Ron Seely, reporter and editor
Ron Seely joined the Center as a part-time reporter, editor and student mentor in June 2013 after nearly 35 years as an award-winning reporter for the Wisconsin State Journal. For the past two decades, Seely covered science and environment for the State Journal. Seely is also a senior lecturer on the faculty of the Life Sciences Communication Department in UW-Madison’s College of Agriculture and Life Sciences, where he has taught science writing for 20 years. Seely has won numerous awards for his newspaper work. Most recently he was named a winner of the Society of Environmental Journalists’ national investigative reporting award for a series on Wisconsin’s failure to adequately regulate factory farms. The series was cited for a third place award behind projects by the New York Times and ProPublica. Seely was the 2010 recipient of the American Chemical Society’s national science writing award, the prestigious James T. Grady-James H. Stack Award. In 2008, he won the Inland Press Association Award for investigative reporting for the series on problems at the Madison Water Utility. And he is a three-time winner of the Wisconsin Press Association’s award for environmental reporting. He received a bachelor’s degree in journalism from Northern Illinois University.
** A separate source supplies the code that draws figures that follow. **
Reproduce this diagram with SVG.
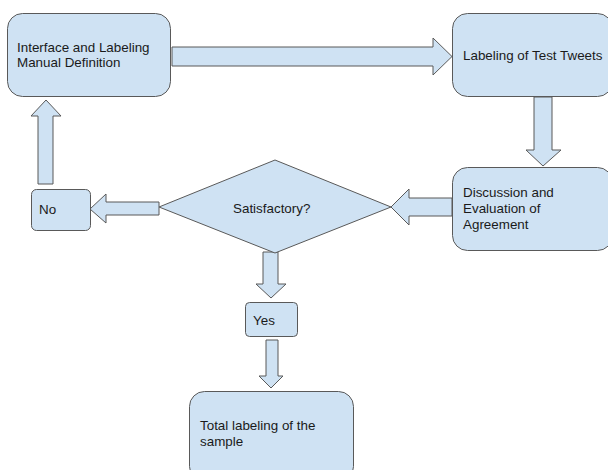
<svg xmlns="http://www.w3.org/2000/svg" width="608" height="470" viewBox="0 0 608 470">
<style>
.n{fill:#cfe2f3;stroke:#595959;stroke-width:1}
.a{fill:#cfe2f3;stroke:#595959;stroke-width:1;stroke-linejoin:miter}
text{font-family:"Liberation Sans",Arial,sans-serif;font-size:13.4px;fill:#1a1a1a}
</style>
<rect width="608" height="470" fill="#fff"/>
<g id="connectors">
<polygon class="a" points="172,47 433,47 433,38 452,56.5 433,75 433,66 172,66"/>
<polygon class="a" points="534,97 552,97 552,150 561,150 543,166 526,150 534,150"/>
<polygon class="a" points="452,198 409,198 409,189 391,207 409,225 409,216 452,216"/>
<polygon class="a" points="159,202 106,202 106,194 90,209 106,223 106,215 159,215"/>
<polygon class="a" points="38,184 38,116 31,116 46,100 61,116 53,116 53,184"/>
<polygon class="a" points="263,252 278,252 278,284 286,284 271,298 256,284 263,284"/>
<polygon class="a" points="266,340 278,340 278,376 283,376 271,388 259,376 266,376"/>
</g>
<g id="n1">
<rect class="n" x="7.5" y="13.5" width="163" height="83" rx="15"/>
<text x="17" y="52">Interface and Labeling</text>
<text x="17" y="67">Manual Definition</text>
</g>
<g id="n2">
<rect class="n" x="452.5" y="13.5" width="160" height="83" rx="15"/>
<text x="463" y="60">Labeling of Test Tweets</text>
</g>
<g id="n3">
<rect class="n" x="452.5" y="167.5" width="160" height="83" rx="15"/>
<text x="463" y="197">Discussion and</text>
<text x="463" y="213">Evaluation of</text>
<text x="463" y="229">Agreement</text>
</g>
<g id="n4">
<polygon class="n" points="275,160 391,207 275,253 159,207"/>
<text x="233" y="213">Satisfactory?</text>
</g>
<g id="n5">
<rect class="n" x="31.5" y="189.5" width="59" height="41" rx="5"/>
<text x="39" y="214">No</text>
</g>
<g id="n6">
<rect class="n" x="245.5" y="302.5" width="52" height="34" rx="4"/>
<text x="253" y="325">Yes</text>
</g>
<g id="n7">
<rect class="n" x="189.5" y="391.5" width="164" height="90" rx="15"/>
<text x="200" y="430">Total labeling of the</text>
<text x="200" y="446">sample</text>
</g>
</svg>
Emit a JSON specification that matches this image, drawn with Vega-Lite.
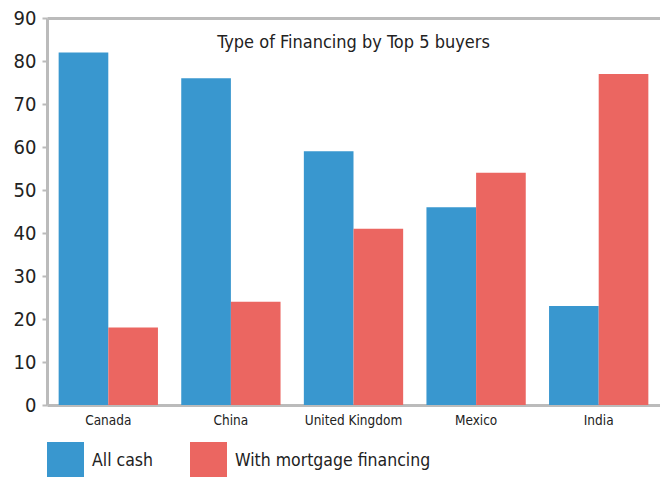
{
  "$schema": "https://vega.github.io/schema/vega-lite/v6.json",
  "width": 613,
  "height": 387,
  "autosize": {"type": "none"},
  "padding": {"left": 47, "top": 18, "right": 0, "bottom": 72},
  "background": "white",
  "view": {"stroke": "transparent"},
  "config": {
    "view": {"stroke": "transparent"},
    "font": "DejaVu Sans Condensed, sans-serif"
  },
  "title": {
    "text": "Type of Financing by Top 5 buyers",
    "anchor": "middle",
    "offset": -44,
    "fontSize": 18,
    "fontWeight": "normal",
    "color": "#222222",
    "font": "DejaVu Sans Condensed, sans-serif"
  },
  "data": {
    "values": [
      {"country": "Canada", "type": "All cash", "value": 82},
      {"country": "Canada", "type": "With mortgage financing", "value": 18},
      {"country": "China", "type": "All cash", "value": 76},
      {"country": "China", "type": "With mortgage financing", "value": 24},
      {"country": "United Kingdom", "type": "All cash", "value": 59},
      {"country": "United Kingdom", "type": "With mortgage financing", "value": 41},
      {"country": "Mexico", "type": "All cash", "value": 46},
      {"country": "Mexico", "type": "With mortgage financing", "value": 54},
      {"country": "India", "type": "All cash", "value": 23},
      {"country": "India", "type": "With mortgage financing", "value": 77}
    ]
  },
  "mark": {"type": "bar"},
  "encoding": {
    "x": {
      "field": "country",
      "type": "nominal",
      "sort": null,
      "scale": {"paddingInner": 0.19, "paddingOuter": 0.095},
      "axis": {
        "title": null,
        "labelAngle": 0,
        "labelFontSize": 13.5,
        "labelColor": "#222222",
        "labelPadding": 8,
        "ticks": false,
        "domainColor": "#BBBBBB",
        "domainWidth": 3,
        "grid": false
      }
    },
    "xOffset": {"field": "type", "type": "nominal", "scale": {"paddingInner": 0, "paddingOuter": 0}},
    "y": {
      "field": "value",
      "type": "quantitative",
      "scale": {"domain": [0, 90], "nice": false},
      "axis": {
        "title": null,
        "values": [0, 10, 20, 30, 40, 50, 60, 70, 80, 90],
        "labelFontSize": 20,
        "labelColor": "#222222",
        "labelPadding": 6,
        "tickSize": 5,
        "tickWidth": 2,
        "tickColor": "#BBBBBB",
        "domainColor": "#BBBBBB",
        "domainWidth": 3,
        "grid": true,
        "gridWidth": 3,
        "gridColor": {"condition": {"test": "datum.value === 90", "value": "#BBBBBB"}, "value": "transparent"}
      }
    },
    "color": {
      "field": "type",
      "type": "nominal",
      "scale": {"domain": ["All cash", "With mortgage financing"], "range": ["#3997CF", "#EB6661"]},
      "legend": {
        "title": null,
        "orient": "none",
        "legendX": 0,
        "legendY": 424,
        "direction": "horizontal",
        "symbolType": "square",
        "symbolSize": 1369,
        "symbolStrokeWidth": 0,
        "labelFontSize": 17.5,
        "labelColor": "#222222",
        "labelOffset": 8,
        "columnPadding": 36,
        "labelLimit": 400
      }
    }
  }
}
Christa Westerberg, counsel
Westerberg is a shareholder at McGillivray Westerberg & Bender, LLC, in Madison, Wisconsin, where she practices environmental, civil rights, and open government law. Since 2008, Westerberg has served as the vice president of the Wisconsin Freedom of Information Council.
Madeleine Behr, reporter
Behr joined the Center in June 2014 as a summer reporting intern. Before joining the Center, the Chicago native worked as a research intern for the Center for Media and Democracy on its ALEC Exposed and SourceWatch projects, in addition to serving as state news editor for The Badger Herald, one of UW-Madison student newspapers. She will graduate in May 2015 with a bachelor’s degree in journalism and legal studies.
Taylor Chase, reporter
Chase joined the Center as an intern in the spring of 2014. Before working at the Center she interned with Madison’s ABC affiliate, WKOW, where she wrote, edited and produced broadcast news stories. Chase has also worked at WSUM Madison Student Radio co-hosting a music/talk show weekly, and spent a short amount of time interning at Wisconsin’s Capitol under various legislators. She will be graduating from UW-Madison in May of 2015 with bachelor’s degrees in journalism and political science.
Sean Kirkby, reporter
Kirkby joined the Center as an intern in summer 2014, after completing his bachelor’s degree in journalism, English and history at UW-Madison. Previously, he reported and edited for The Badger Herald, one of UW-Madison’s student newspapers, and worked for the university’s writing center as a Writing Fellow, helping students revise their course papers. His work has appeared in Wisconsin Health News, a news service focusing on health care policy in the state; on the university’s home page; and in Madison Commons, a hyperlocal blog supported by UW-Madison’s journalism school.